Hatta partisinin internet sayfasında bu konu özelinde kapsamlı bir bilgilendirmede de bulunuyor.
Teröristbaşının kendisine çiçek verirken çekilen o meşhur fotoğraf için ise “Bana tarladan gelincikleri toplayıp vermişti, ne yapsaydım, almasa mıydım” izahında bulunuyor.
78 yaşına gelmiş bir siyasetçinin bu cümlelere sığınması gerçekten de hüzün verici.
Kaldı ki Perinçek’in yaptığı ziyaretleri “çiçek sunma” seramonisine indirgemek doğru değil.
Öcalan ile gayet samimi pozları, kendisine karşılama mangalığı yapan silahlı terörist bölüğünün üyeleri ile tek tek tokalaşarak gülücükler dağıtması, onları teftiş etmesi, Öcalan ile kucaklaşması…
Bütün bunlar Sayın Perinçek’in ziyaretinin “gazeteci-haber kaynağı” ilişkisinin çok ötesine geçtiğini, ortalama zekâ seviyesine sahip herkese gösteriyor.
Sayın Perinçek’in “Bir tek ben miyim Apo ile görüşen” savunusu ise işleri daha da karmaşık hâle getiriyor.
// DOĞRU, BİR TEK O DEĞİL…
Hem siyasetin hem de gazetecilerin, samimiyet sınavında çakmaları da bu sığınmada kendisini gösteriyor. Çok değil, birkaç sene önce -devletin TRT’si ve Anadolu Ajansı dahil olmak üzere - pek çok basın kuruluşu temsilcisi Kandil’i ziyaret etmişler, çözüm süreci rezilliğini vatandaşa hoş göstermek için kalemlerini tıraşlamışlar, PKK liderleri ile fotoğraf çektirmek için yarışmışlardı.
Olmadı…
O sürecin nasıl bir hıyanet projesi olduğunu, verdiğimiz onlarca şehit ile yaşayarak gördük.
Dolayısıyla Sayın Perinçek’in “Bir ben miyim” şarkısını söylemesine gerek yok.
Ve gelelim, “O ziyaretlerde parti genel başkanı değildim” açıklamasına…
Orada durmalı bence…
Perinçek 1968 yılından beri Aydınlık Hareketi’nin ve parti örgütünün önderi bir siyasetçi. 12 Eylül 1980 öncesinde ise Türkiye İşçi Köylü Partisi’nin Genel Başkanı’ydı.
12 Eylül’de tutuklanmış ve beş yıl cezaevinde kalmıştı.

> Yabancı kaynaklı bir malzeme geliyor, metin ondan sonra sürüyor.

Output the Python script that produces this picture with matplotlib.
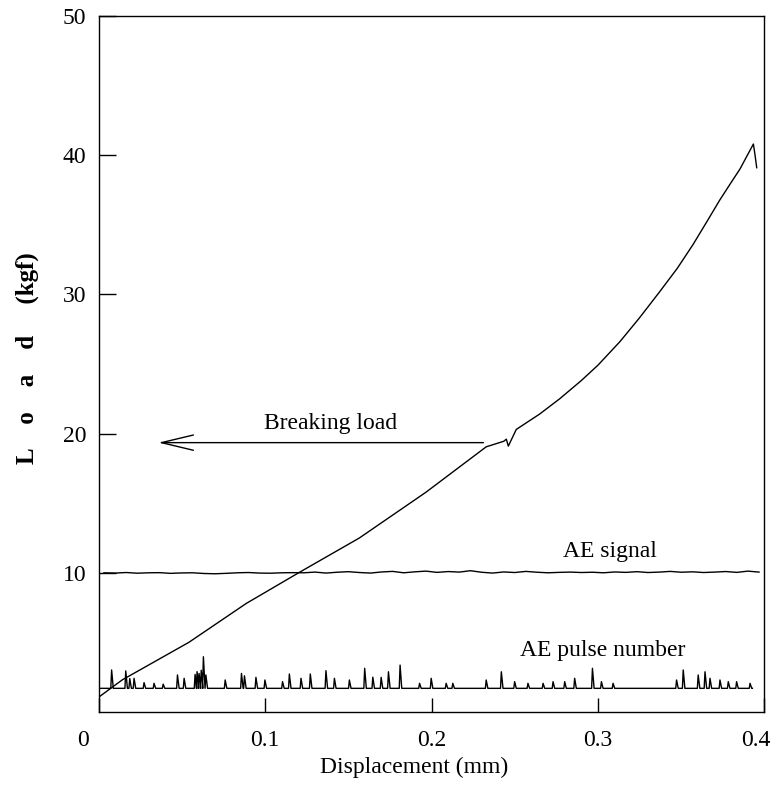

1991 yılında Türk Ceza Kanunu’nun 141’inci maddesinin kaldırılmasıyla siyasal haklarına yeniden kavuştu ve aynı yıl vakit kaybetmeden Sosyalist Parti’nin Genel Başkanı seçildi.
Yani Türk kamuoyu Sayın Perinçek’i gazeteci kimliğinden çok “siyasi parti lideri” kimliği ile tanıdı ve tanıyor. Teröristbaşı ile görüşmelerinde “siyasi yasaklı” durumunda olması, bu gerçeği değiştirmiyor.
Zira daha fazla zekâ testine tahammülümüz yok Doğu Bey!